According to the China Nonferrous Metals News, since the end of March, as sentiment in the precious and non-ferrous metals markets has improved, coupled with tightening supply from the mining sector and a recovery in demand, the central level of zinc prices has gradually risen. LME zinc futures have rebounded to levels close to the highs seen at the end of January this year, whilst SHFE zinc futures have recovered to above RMB24,000 per ton.
On the supply side, relevant data indicates that global zinc ore production in February stood at 964,300 tons, a month-on-month decrease of 2.8%; cumulative production for January–February reached 1,956,000 tons, representing a slight year-on-year increase of 3.5%. Affected by geopolitical conflicts, processing fees for imported zinc ore have fallen rapidly. As of last week, the imported zinc concentrate TC index had fallen to -$28.5 per dry ton, whereas at the end of February the index stood at over $20 per dry ton.
Although domestic mines are gradually resuming production, smelters are actively snapping up domestic ore driven by economic considerations due to tightening supplies of imported ore. At the same time, supplementary revenue from by-products has bolstered smelters’ demand for raw materials, leading to widespread reductions in processing fees for domestic ore across the country. In April, the national average processing fee for domestic ore fell to RMB1,250 per metric ton of metal. As of the end of March, smelters’ raw material inventories stood at 286,000 metric tons of metal, with a stock-to-days ratio of 20.6 days, a significant decline from February.

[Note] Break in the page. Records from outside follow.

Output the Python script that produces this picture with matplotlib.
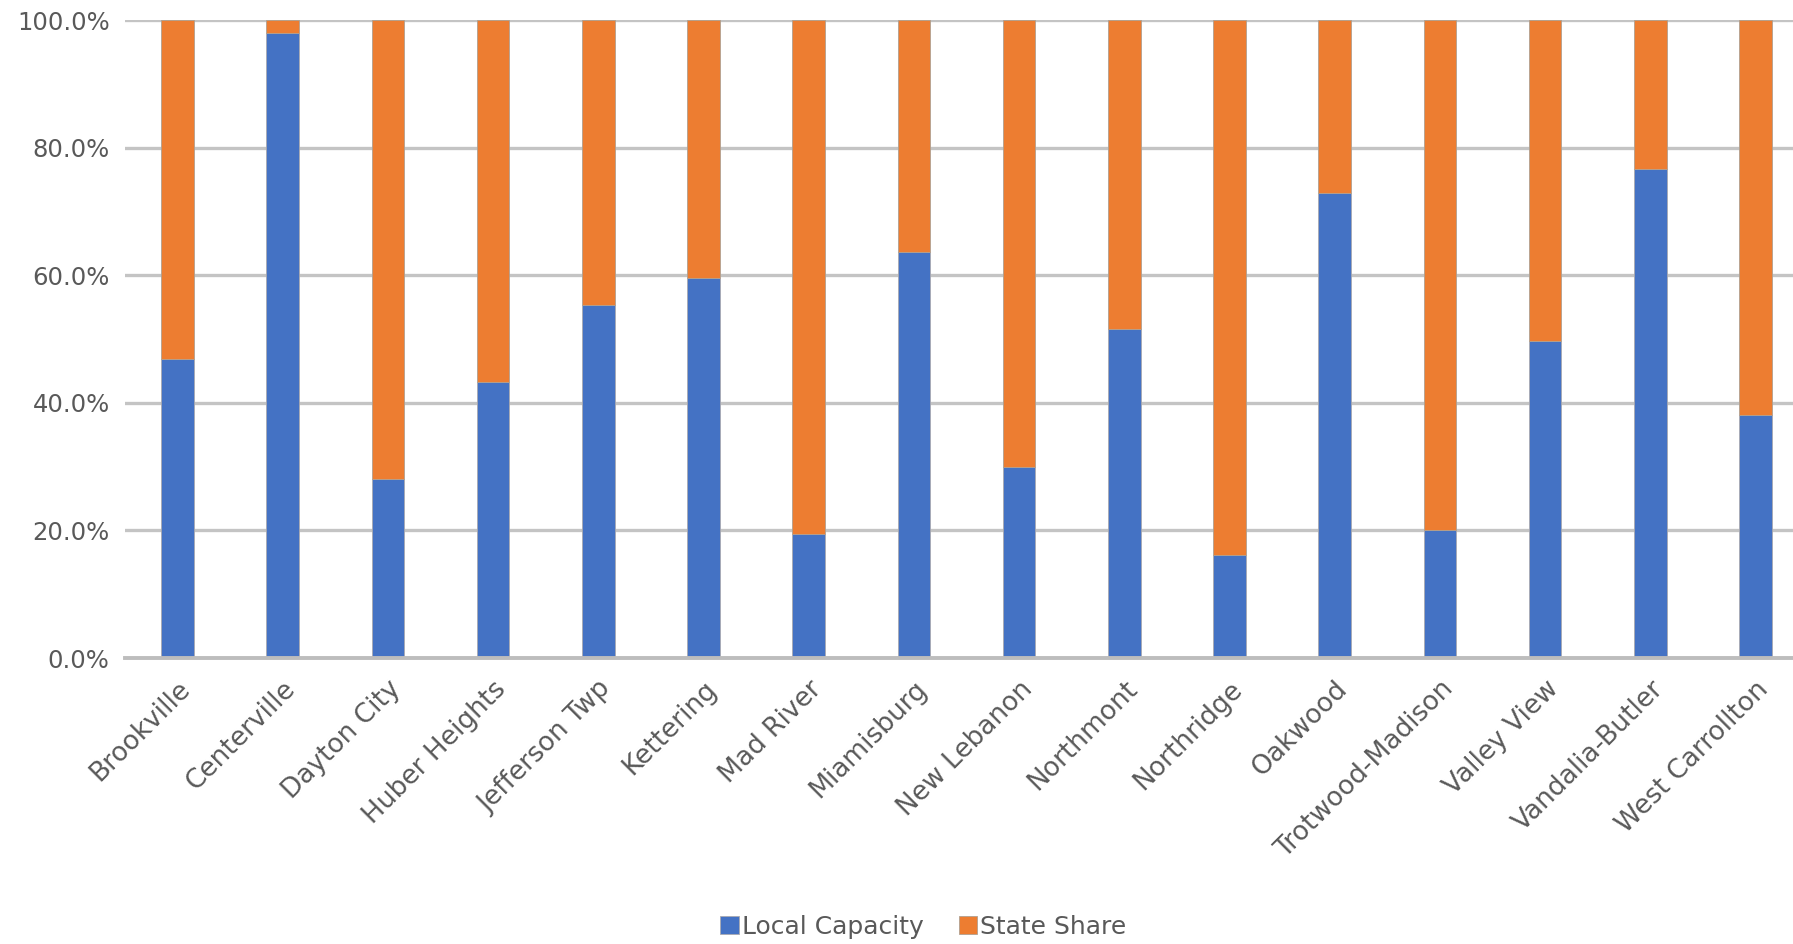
import matplotlib.pyplot as plt
from matplotlib.ticker import PercentFormatter

# Data
districts = ["Brookville", "Centerville", "Dayton City", "Huber Heights",
             "Jefferson Twp", "Kettering", "Mad River", "Miamisburg",
             "New Lebanon", "Northmont", "Northridge", "Oakwood",
             "Trotwood-Madison", "Valley View", "Vandalia-Butler",
             "West Carrollton"]
local_capacity = [46.9, 98.0, 28.1, 43.3, 55.4, 59.6, 19.4, 63.7,
                  30.0, 51.5, 16.1, 72.9, 20.0, 49.7, 76.7, 38.1]
state_share = [100 - v for v in local_capacity]

# Style
blue = "#4472C4"
orange = "#ED7D31"
grid_color = "#C4C4C4"
text_color = "#595959"
plt.rcParams["font.family"] = "DejaVu Sans"

fig = plt.figure(figsize=(17.93, 9.44), dpi=100)
ax = fig.add_axes([125 / 1793, 1 - 658 / 944, 1683 / 1793, 638 / 944])

x = range(len(districts))
ax.bar(x, local_capacity, width=0.31, color=blue, edgecolor="#A9A9B0",
       linewidth=0.6, label="Local Capacity", zorder=3)
ax.bar(x, state_share, width=0.31, bottom=local_capacity, color=orange,
       edgecolor="#B0A090", linewidth=0.6, label="State Share", zorder=3)

ax.set_xlim(-0.5, len(districts) - 0.5)
ax.set_ylim(0, 100)
ax.set_yticks([0, 20, 40, 60, 80, 100])
ax.yaxis.set_major_formatter(PercentFormatter(decimals=1))
ax.grid(axis="y", color=grid_color, linewidth=2.4, zorder=0)
ax.set_axisbelow(True)

for side in ["top", "right", "left"]:
    ax.spines[side].set_visible(False)
ax.spines["bottom"].set_color("#BDBDBD")
ax.spines["bottom"].set_linewidth(2.8)
ax.spines["bottom"].set_zorder(4)

ax.set_xticks(list(x))
ax.set_xticklabels(districts, rotation=45, ha="right", rotation_mode="anchor",
                   fontsize=19, color=text_color)
ax.tick_params(axis="x", length=0, pad=13)
ax.tick_params(axis="y", length=0, pad=11, labelsize=17.5, labelcolor=text_color)

fig.legend(loc="center", bbox_to_anchor=(0.515, 0.018), ncol=2, frameon=False,
           fontsize=18, labelcolor=text_color, handlelength=0.75,
           handleheight=0.75, handletextpad=0.12, columnspacing=1.4)

fig.savefig("out.png", dpi=100)
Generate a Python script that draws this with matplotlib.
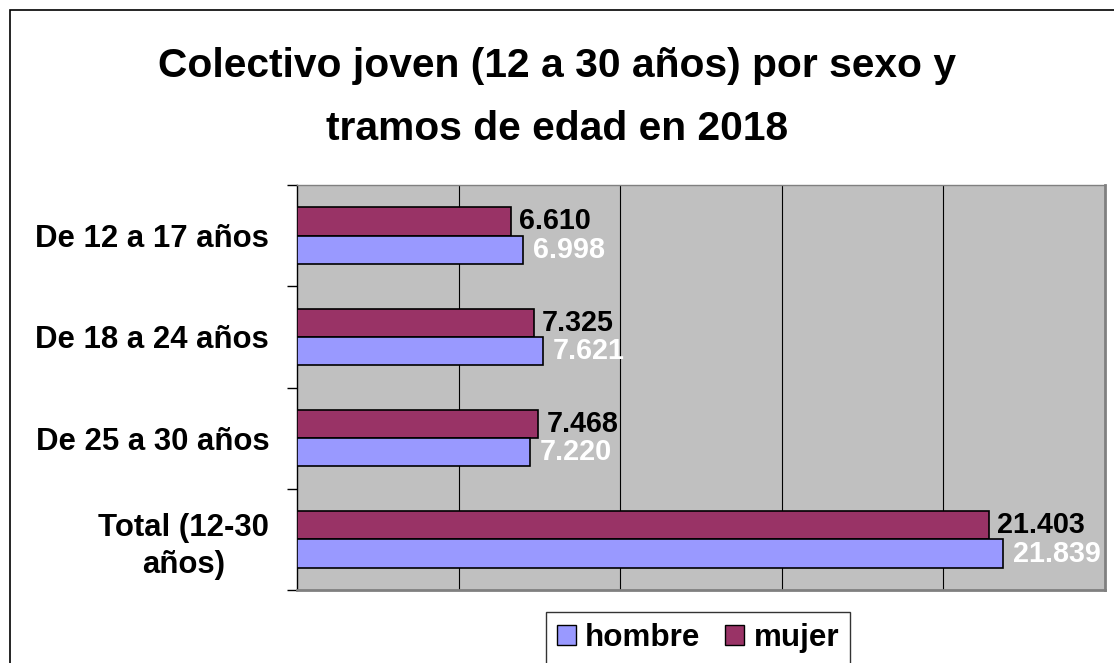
import matplotlib.pyplot as plt
from matplotlib.patches import Patch, Rectangle

# Data
categorias = ['De 12 a 17 años', 'De 18 a 24 años', 'De 25 a 30 años', 'Total (12-30\naños)']
hombre = [6998, 7621, 7220, 21839]
mujer = [6610, 7325, 7468, 21403]

c_hombre = '#9999FF'
c_mujer = '#993366'

plt.rcParams['font.family'] = ['Liberation Sans', 'DejaVu Sans']
plt.rcParams['font.weight'] = 'bold'


def fmt(v):
    # Spanish thousands separator
    return f'{v:,}'.replace(',', '.')


fig = plt.figure(figsize=(11.14, 6.63), dpi=100)
ax = fig.add_axes([297 / 1114, 1 - 590 / 663, 808 / 1114, 405 / 663])

# outer frame of the chart
fig.patches.append(Rectangle((10 / 1114, -0.1), 1.2, 1 - 10 / 663 + 0.1,
                             transform=fig.transFigure, fill=False,
                             edgecolor='black', linewidth=1.2))

ax.set_facecolor('#C0C0C0')
y = list(range(len(categorias)))
h = 0.28
ax.barh([i - 0.14 for i in y], mujer, height=h, color=c_mujer,
        edgecolor='black', linewidth=1.2, zorder=3)
ax.barh([i + 0.14 for i in y], hombre, height=h, color=c_hombre,
        edgecolor='black', linewidth=1.2, zorder=3)

for i in y:
    ax.annotate(fmt(mujer[i]), (mujer[i], i - 0.14), xytext=(6, 0),
                textcoords='offset points', va='center', ha='left',
                fontsize=20.7, fontweight='bold', color='black', zorder=4)
    ax.annotate(fmt(hombre[i]), (hombre[i], i + 0.14), xytext=(7, 0),
                textcoords='offset points', va='center', ha='left',
                fontsize=20.7, fontweight='bold', color='white', zorder=4)

ax.set_xlim(0, 25000)
ax.set_ylim(3.5, -0.5)
ax.set_xticks([5000, 10000, 15000, 20000])
ax.tick_params(axis='x', length=0, labelbottom=False)
ax.grid(axis='x', color='black', linewidth=0.8, zorder=1)

ax.set_yticks(y)
ax.set_yticklabels(categorias, fontsize=22.4, fontweight='bold', ha='right',
                   multialignment='center', linespacing=1.3)
ax.set_yticks([-0.5, 0.5, 1.5, 2.5, 3.5], minor=True)
ax.tick_params(axis='y', which='major', length=0, pad=20)
ax.tick_params(axis='y', which='minor', length=7, width=1, color='black')

ax.spines['left'].set_color('black')
ax.spines['left'].set_linewidth(1)
ax.spines['top'].set_color('#808080')
ax.spines['top'].set_linewidth(1)
ax.spines['right'].set_color('#808080')
ax.spines['right'].set_linewidth(2)
ax.spines['bottom'].set_color('#808080')
ax.spines['bottom'].set_linewidth(2)

fig.text(0.5, 1 - 77 / 663, 'Colectivo joven (12 a 30 años) por sexo y',
         ha='center', va='baseline', fontsize=29.3, fontweight='bold')
fig.text(0.5, 1 - 140 / 663, 'tramos de edad en 2018',
         ha='center', va='baseline', fontsize=29.3, fontweight='bold')

handles = [Patch(facecolor=c_hombre, edgecolor='black', label='hombre'),
           Patch(facecolor=c_mujer, edgecolor='black', label='mujer')]
leg = fig.legend(handles=handles, loc='upper center', bbox_to_anchor=(698 / 1114, 1 - 612 / 663),
                 ncol=2, frameon=True, fancybox=False, fontsize=22.6,
                 handlelength=0.6, handleheight=0.6, handletextpad=0.3,
                 columnspacing=0.8, borderpad=0.35, borderaxespad=0)
leg.get_frame().set_edgecolor('black')
leg.get_frame().set_linewidth(1)
for t in leg.get_texts():
    t.set_fontweight('bold')

fig.savefig('out.png', dpi=100)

In February, global refined zinc production stood at 1.0465 million tons, a month-on-month decrease of approximately 8%, resulting in a monthly surplus of 49,600 tons; for January–February, the cumulative surplus was 28,000 tons. Following the disruption to shipping lanes through the Strait of Hormuz, European zinc smelters have not yet implemented large-scale production cuts, but rising energy prices have further strengthened cost-side support. In the first three months of this year, China’s zinc ingot output reached 1.839 million tons, a year-on-year increase of 4.1%. Although zinc ore processing fees remain low, the persistently high price of the by-product sulphuric acid has provided a significant boost to smelters’ profits; consequently, their production enthusiasm remains high, and the likelihood of large-scale production cuts is low. In the short term, sulphuric acid prices are expected to remain at elevated levels. In April, some smelters will undergo routine maintenance, though the impact is expected to be limited.
Since late March, the pace of refined zinc destocking in the domestic market has slowed. The latest data shows that total zinc inventories on the Shanghai Futures Exchange (SHFE) stand at 146,100 tons, with warehouse receipts at 101,300 tons; both figures are higher than the levels recorded during the same period over the past three years. Spot supply remains relatively ample, with spot prices in Shanghai, Guangdong and Tianjin trading at a slight discount. However, LME zinc inventories have continued to decline since mid-March, with overall inventory levels remaining low. Spot prices for 0–3-month contracts are trading at a slight discount, indicating a slight tightening of overseas supply.
Since April, operating rates at primary zinc processing enterprises have remained high. Last week, galvanized pipe manufacturers largely resumed full-capacity production; demand for telecommunications tower orders remained robust; and export orders for transport, telecommunications towers and profiles performed well, whilst major manufacturers in the die-cast zinc alloy and zinc oxide sectors maintained stable order volumes. Regarding end-user demand, from January to March, the cumulative year-on-year decline in new housing construction area narrowed, whilst infrastructure investment grew by 8.9% year-on-year. In April, production schedules for air conditioners, refrigerators and washing machines saw a slight year-on-year decline, though an improvement is expected in May. In the first three months of this year, growth in automobile production and sales fell short of expectations. Affected by a high base effect and the policy halving the purchase tax on new energy vehicles, automobile production and sales in March fell by 3% and 0.6% year-on-year respectively. Specifically, new energy vehicle production fell by 3.6% year-on-year, whilst sales rose by 1.2% year-on-year.
Overall, geopolitical tensions will continue to disrupt the market, and attention must be paid to shifts in sentiment within the non-ferrous metals market. In terms of supply and demand, tight supplies of imported ore have led to strong demand from smelters for domestic ore, with processing fees for domestic ore remaining at low levels. Supported by the price of by-product sulphuric acid, domestic smelters currently have no significant plans to cut production. Domestic refined zinc inventories have remained largely unchanged, whilst overseas market supplies are showing signs of tightening. Downstream demand has generally been favourable, with supply and demand dynamics providing some support for zinc prices.